Steger contends, inter alia, that the trial court erred in allowing Everett to recover both the bus and damages for breach of contract regarding that bus. We agree; the trial court’s judgment allowing Everett to recover on both its action in detinue and its action for breach of contract was in error as a matter of law.

In United States Fidelity & Guaranty Co. v. Warwick Development Co., 446 So.2d 1021 (Ala.1984), this Court held that a trial court may not grant rescission of contract and damages for breach of contract in the same action, as they are inconsistent legal theories; but the Court held that, nevertheless, a plaintiff may pursue inconsistent remedies by pleading them as alternative theories of recovery; and that in such cases the trial court must elect which of the remedies it will grant.

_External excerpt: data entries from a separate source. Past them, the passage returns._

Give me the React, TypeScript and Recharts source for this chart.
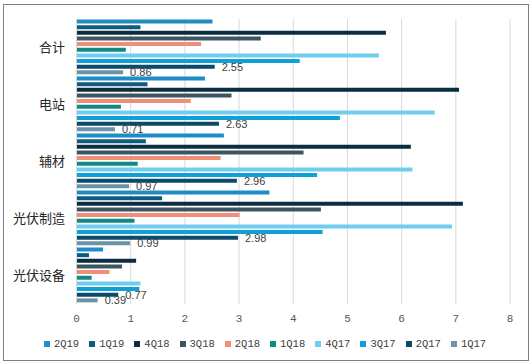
import { BarChart, Bar, XAxis, YAxis, CartesianGrid, Legend, LabelList } from 'recharts';

const categories = ['合计', '电站', '辅材', '光伏制造', '光伏设备'];
const xTicks = [0, 1, 2, 3, 4, 5, 6, 7, 8];

const q2_19 = [2.51, 2.37, 2.72, 3.56, 0.49];
const q1_19 = [1.18, 1.31, 1.28, 1.58, 0.23];
const q4_18 = [5.71, 7.06, 6.17, 7.13, 1.1];
const q3_18 = [3.4, 2.86, 4.19, 4.51, 0.84];
const q2_18 = [2.3, 2.11, 2.66, 3.01, 0.61];
const q1_18 = [0.91, 0.82, 1.13, 1.07, 0.28];
const q4_17 = [5.58, 6.61, 6.2, 6.93, 1.18];
const q3_17 = [4.12, 4.86, 4.44, 4.54, 1.16];
const q2_17 = [2.55, 2.63, 2.96, 2.98, 0.77];
const q1_17 = [0.86, 0.71, 0.97, 0.99, 0.39];

const series = [
  { key: '2Q19', values: q2_19, color: '#1e8dc6' },
  { key: '1Q19', values: q1_19, color: '#0f5b80' },
  { key: '4Q18', values: q4_18, color: '#0b2d40' },
  { key: '3Q18', values: q3_18, color: '#3c5560' },
  { key: '2Q18', values: q2_18, color: '#ef8f7a' },
  { key: '1Q18', values: q1_18, color: '#128a84' },
  { key: '4Q17', values: q4_17, color: '#6fcdf0' },
  { key: '3Q17', values: q3_17, color: '#0fa0d8' },
  { key: '2Q17', values: q2_17, color: '#0c4a6c' },
  { key: '1Q17', values: q1_17, color: '#6a93a8' },
];
const order = series.map((s) => s.key);
const labelled = ['2Q17', '1Q17'];

const data = categories.map((name, i) => {
  const row: Record<string, string | number> = { name };
  series.forEach((s) => {
    row[s.key] = s.values[i];
  });
  return row;
});

export default function App() {
  return (
    <div style={{ position: 'absolute', left: 0, top: 0, width: 532, height: 364, background: '#fff' }}>
      <div
        style={{
          position: 'absolute',
          left: 3,
          top: 4,
          width: 524,
          height: 355,
          border: '1px solid #808080',
        }}
      />
      <BarChart
        width={532}
        height={364}
        data={data}
        layout="vertical"
        margin={{ top: 19, right: 22, bottom: 14, left: 0 }}
        barCategoryGap={0.5}
        barGap={1.65}
      >
        <CartesianGrid horizontal={false} stroke="#d9d9d9" />
        <XAxis
          type="number"
          domain={[0, 8]}
          ticks={xTicks}
          axisLine={false}
          tickLine={false}
          tickMargin={4}
          height={34}
          tick={{ fill: '#595959', fontSize: 11, fontFamily: 'Liberation Mono' }}
        />
        <YAxis
          type="category"
          dataKey="name"
          width={76.5}
          axisLine={{ stroke: '#d9d9d9' }}
          tickLine={false}
          tickMargin={5.5}
          tick={{ fill: '#262626', fontSize: 13, fontFamily: 'Noto Sans CJK SC' }}
        />
        <Legend
          verticalAlign="bottom"
          iconType="square"
          iconSize={6}
          itemSorter={(item: { value: string }) => order.indexOf(item.value)}
          wrapperStyle={{ left: 12, width: 516, fontSize: 10.5, fontFamily: 'Liberation Mono', color: '#404040' }}
          formatter={(v) => <span style={{ color: '#404040' }}>{v}</span>}
        />
        {series.map((s) => (
          <Bar key={s.key} dataKey={s.key} fill={s.color} isAnimationActive={false}>
            {labelled.includes(s.key) && (
              <LabelList
                dataKey={s.key}
                position="right"
                offset={7}
                fill="#404040"
                fontSize={11}
                fontFamily="Liberation Sans"
                formatter={(v: number) => v.toFixed(2)}
              />
            )}
          </Bar>
        ))}
      </BarChart>
    </div>
  );
}
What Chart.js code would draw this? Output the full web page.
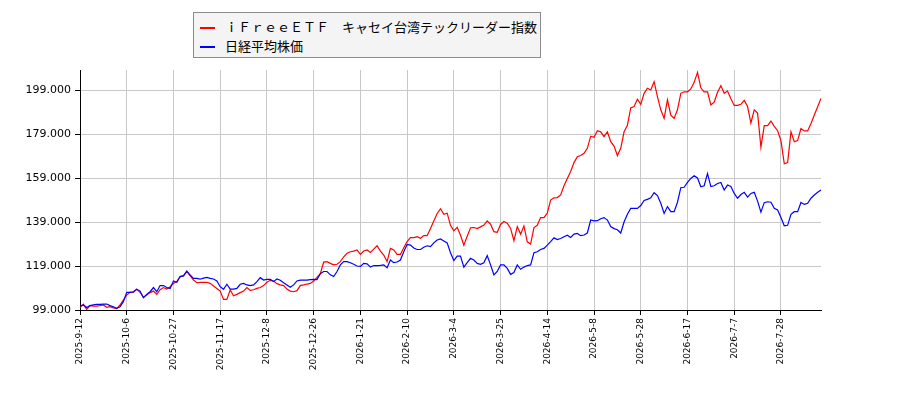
<!DOCTYPE html>
<html>
<head>
<meta charset="utf-8">
<script src="https://cdn.jsdelivr.net/npm/chart.js@4"></script>
<style>
  body { margin: 0; background: #fff; }
  #wrap { position: relative; width: 900px; height: 400px; }
  #legend {
    position: absolute; left: 193px; top: 12px; width: 346px; height: 44px;
    border: 1px solid #8c8c8c; background: #f4f4f4;
    font-family: "Noto Sans CJK JP", sans-serif; font-size: 13px; color: #000;
  }
  .row { position: absolute; left: 6px; height: 18px; line-height: 18px; white-space: nowrap; }
  .row .swatch { display: inline-block; width: 15px; border-top: 2px solid; vertical-align: middle; margin-right: 10px; }
</style>
</head>
<body>
<div id="wrap">
  <canvas id="chart" width="900" height="400"></canvas>
  <div id="legend"></div>
</div>
<script>
// Series names
const seriesNames = ['ｉＦｒｅｅＥＴＦ　キャセイ台湾テックリーダー指数', '日経平均株価'];

// First trading day and market holidays (categories are trading days)
const startDate = '2025-09-12';
const holidays = ['2025-09-15', '2025-09-23', '2025-10-13', '2025-11-03', '2025-11-24',
  '2025-12-31', '2026-01-01', '2026-01-02', '2026-01-12', '2026-02-11', '2026-02-23',
  '2026-03-20', '2026-04-29', '2026-05-04', '2026-05-05', '2026-05-06', '2026-07-20', '2026-08-11'];

// Dates that carry a tick label
const tickDates = ['2025-9-12', '2025-10-6', '2025-10-27', '2025-11-17', '2025-12-8', '2025-12-26',
  '2026-1-21', '2026-2-10', '2026-3-4', '2026-3-25', '2026-4-14', '2026-5-8', '2026-5-28',
  '2026-6-17', '2026-7-7', '2026-7-28'];

// Y axis ticks
const yTicks = [99, 119, 139, 159, 179, 199];

// iFreeETF series
const etfValues = [
  100.1, 101.6, 99.3, 101, 100.8, 100.8, 101, 101.3, 100.2, 100.5,
  100, 99.6, 101.3, 103.5, 105.8, 107, 107, 108.4, 107, 104.8,
  105.8, 106.9, 107.6, 106.1, 108.2, 109.2, 108.5, 109.6, 111.1, 111.9,
  114.2, 114.6, 116.4, 114.6, 112.6, 111.4, 111.6, 111.6, 111.6, 111.1,
  109.9, 108.8, 107.6, 103.8, 103.8, 108.1, 105.5, 106.1, 106.9, 107.6,
  109.2, 107.9, 108.2, 108.8, 109.2, 110.1, 111.6, 112.5, 112.2, 111,
  110.4, 110.1, 108.5, 107.6, 107.3, 107.8, 110.1, 110.4, 110.8, 111.1,
  112.2, 113.8, 115.5, 120.8, 121, 120.2, 119.5, 119.8, 121, 123.2,
  124.8, 125.5, 125.8, 126.3, 124.3, 125.8, 126.3, 125.2, 126.7, 128.2,
  125.8, 124, 121, 127, 126.3, 124.3, 124.3, 127.3, 130.1, 131.9,
  131.9, 132.3, 131.6, 132.8, 132.8, 136.1, 139.5, 142.9, 145, 142.5,
  143, 137.5, 135, 136.6, 133, 128.5, 132.5, 136.4, 136.5, 136,
  136.8, 137.6, 139.5, 138, 134.6, 134.3, 137.9, 139.2, 138.5, 136.1,
  130.5, 136.9, 133.5, 137.2, 130, 129, 136.5, 137.5, 141, 141,
  143, 149, 150, 150.1, 151.3, 155.5, 158.8, 162, 166, 168.7,
  169.2, 170.2, 172.5, 178, 177.5, 180.5, 180, 177.8, 180, 175.5,
  173.5, 169.2, 172.5, 180, 183, 190.9, 191.5, 194.8, 192.5, 197.5,
  199.8, 199, 202.8, 196, 190, 186.1, 194.5, 187.6, 186.1, 190,
  197.5, 198.2, 198.2, 199.5, 202.5, 207, 200, 198.2, 198.2, 192.2,
  193.5, 198, 201, 197.5, 198.5, 195, 192, 192, 192.5, 194.3,
  191.5, 184, 190, 188.5, 173, 182.8, 182.8, 184.9, 182.5, 180.5,
  176, 165.5, 166, 180, 175.5, 176, 181.5, 180.4, 180.4, 183.8,
  187.6, 191.4, 195.2
];

// Nikkei 225 series
const nikkeiValues = [
  100.8, 101.3, 100.1, 101, 101.3, 101.6, 101.6, 101.7, 101.7, 101,
  100.5, 99.8, 100.5, 102.8, 107, 107, 107.3, 108.5, 107.6, 104.6,
  106.1, 107.3, 109.2, 107.3, 110.1, 110.1, 109.2, 108.8, 112.2, 111.6,
  114.2, 114.5, 116.7, 114.9, 113.4, 113.4, 113, 113.5, 113.8, 113.4,
  113.1, 112.2, 109.6, 108.4, 110.7, 108.5, 108.5, 108.8, 110.7, 111.1,
  110.4, 110.1, 110.4, 111.9, 113.7, 112.6, 112.9, 112.9, 111.9, 113.1,
  112.5, 111.4, 110.4, 109.3, 110.4, 112.2, 112.6, 112.6, 112.6, 112.8,
  112.9, 112.8, 115.5, 116.5, 116.5, 115, 114.2, 116.5, 119.5, 121,
  121, 120.5, 119.8, 119, 118.8, 120.2, 120, 118.5, 119.2, 119.2,
  119.3, 119.5, 118.2, 121.7, 120.5, 120.8, 121.7, 125.5, 128.8, 128.5,
  127.2, 126.5, 126.5, 127.5, 128.2, 127.8, 129.5, 130.8, 131.3, 130.4,
  129.5, 125, 121.5, 123.5, 123.5, 118.5, 120.5, 122.5, 121.7, 120.2,
  119.8, 120.5, 123.7, 119.5, 115, 116.5, 119.5, 119.5, 117.9, 115.2,
  116, 119.5, 117.5, 118.5, 119.2, 119.5, 125, 125.5, 126.5, 127,
  128.5, 130.1, 131.8, 131, 131.5, 132.3, 133, 132, 133.5, 133.8,
  132.8, 133.1, 134, 139.9, 139.5, 139.6, 140.5, 141, 139.9, 136.9,
  136, 135.5, 134, 139, 142.5, 145.2, 145.2, 145.2, 146.5, 148.8,
  149.3, 150, 152.3, 151, 147.5, 142.9, 146, 143.7, 143.7, 148,
  154.6, 154.8, 157, 158.8, 160, 159, 155, 155.5, 161, 155.1,
  155.5, 156.5, 157, 153.5, 155.8, 155.2, 152, 149.8, 151.5, 152.5,
  150.3, 152, 152.5, 148.5, 143.5, 147.8, 148.2, 148, 145.2, 144.5,
  141, 137.3, 137.5, 142.5, 143.7, 143.7, 147.9, 147, 147.5, 149.8,
  151.3, 152.5, 153.5
];

const seriesColors = ['#ff0000', '#0000ff'];

// Build trading-day labels (weekdays minus holidays)
function pad(n) {
  return n < 10 ? '0' + n : '' + n;
}

function buildDates(count) {
  const out = [];
  const d = new Date(startDate + 'T00:00:00');
  while (out.length < count) {
    const key = d.getFullYear() + '-' + pad(d.getMonth() + 1) + '-' + pad(d.getDate());
    const wd = d.getDay();
    if (wd !== 0 && wd !== 6 && !holidays.includes(key)) {
      out.push(d.getFullYear() + '-' + (d.getMonth() + 1) + '-' + d.getDate());
    }
    d.setDate(d.getDate() + 1);
  }
  return out;
}

const dates = buildDates(etfValues.length);

// Legend box
const legendEl = document.getElementById('legend');
seriesNames.forEach((name, i) => {
  const row = document.createElement('div');
  row.className = 'row';
  row.style.top = (i === 0 ? 5 : 24) + 'px';
  row.innerHTML = `<span class="swatch" style="border-color:${seriesColors[i]}"></span>${name}`;
  legendEl.appendChild(row);
});

const ctx = document.getElementById('chart').getContext('2d');
new Chart(ctx, {
  type: 'line',
  data: {
    labels: dates,
    datasets: [
      {
        label: seriesNames[0],
        data: etfValues,
        borderColor: seriesColors[0],
        borderWidth: 1.2,
        pointRadius: 0,
        tension: 0,
        order: 1
      },
      {
        label: seriesNames[1],
        data: nikkeiValues,
        borderColor: seriesColors[1],
        borderWidth: 1.2,
        pointRadius: 0,
        tension: 0,
        order: 0
      }
    ]
  },
  options: {
    responsive: false,
    animation: false,
    devicePixelRatio: 1,
    layout: { padding: { top: 70, right: 79, left: 0, bottom: 0 } },
    plugins: {
      legend: { display: false },
      tooltip: { enabled: false }
    },
    scales: {
      x: {
        type: 'category',
        offset: false,
        afterBuildTicks: scale => {
          scale.ticks = scale.ticks.filter(t => tickDates.includes(dates[t.value]));
        },
        afterFit: scale => { scale.height = 90; },
        grid: { color: '#c8c8c8', tickColor: '#000', tickLength: 5, lineWidth: 1 },
        border: { color: '#000', width: 1 },
        ticks: {
          autoSkip: false,
          maxRotation: 90,
          minRotation: 90,
          padding: 3,
          color: '#000',
          font: { family: 'DejaVu Sans', size: 9 },
          callback: function (value) { return dates[value]; }
        }
      },
      y: {
        min: 99,
        max: 208.1,
        afterBuildTicks: scale => {
          scale.ticks = yTicks.map(v => ({ value: v }));
        },
        afterFit: scale => { scale.width = 80; },
        grid: { color: '#c8c8c8', tickColor: '#000', tickLength: 5, lineWidth: 1 },
        border: { color: '#000', width: 1 },
        ticks: {
          padding: 4,
          color: '#000',
          font: { family: 'DejaVu Sans', size: 11 },
          callback: value => value.toFixed(3)
        }
      }
    }
  }
});
</script>
</body>
</html>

In the case before us, Everett’s right to immediate possession of the bus could not arise until it exercised its right under the contract to “rescind” the agreement. Recovery pursuant to an action in detinue is proper only if the plaintiff has the right to immediate possession of the property in question. Hollingsworth v. Case, 267 Ala. 165, 100 So.2d 772 (1957). The trial court might find that the filing of the detinue action by Everett was a declaration of “rescission” pursuant to the terms of the contract. Thus, Everett has sought relief based upon inconsistent theories — one in detinue based upon a “rescission” of the contract, and the other for damages for breach of the same contract. The trial court could have found that Everett was entitled either to possession of the bus, or to money damages for breach of contract, but it could not grant both forms of relief. To give Everett both possession of the bus and money damages would be to give it a double recovery. We cannot sanction such a result.

For the foregoing reasons, the judgment of the trial court must be reversed, and the cause remanded for the trial court to make an election of remedies.

REVERSED AND REMANDED.

TORBERT, C.J., and MADDOX, AL-MON and BEATTY, JJ., concur.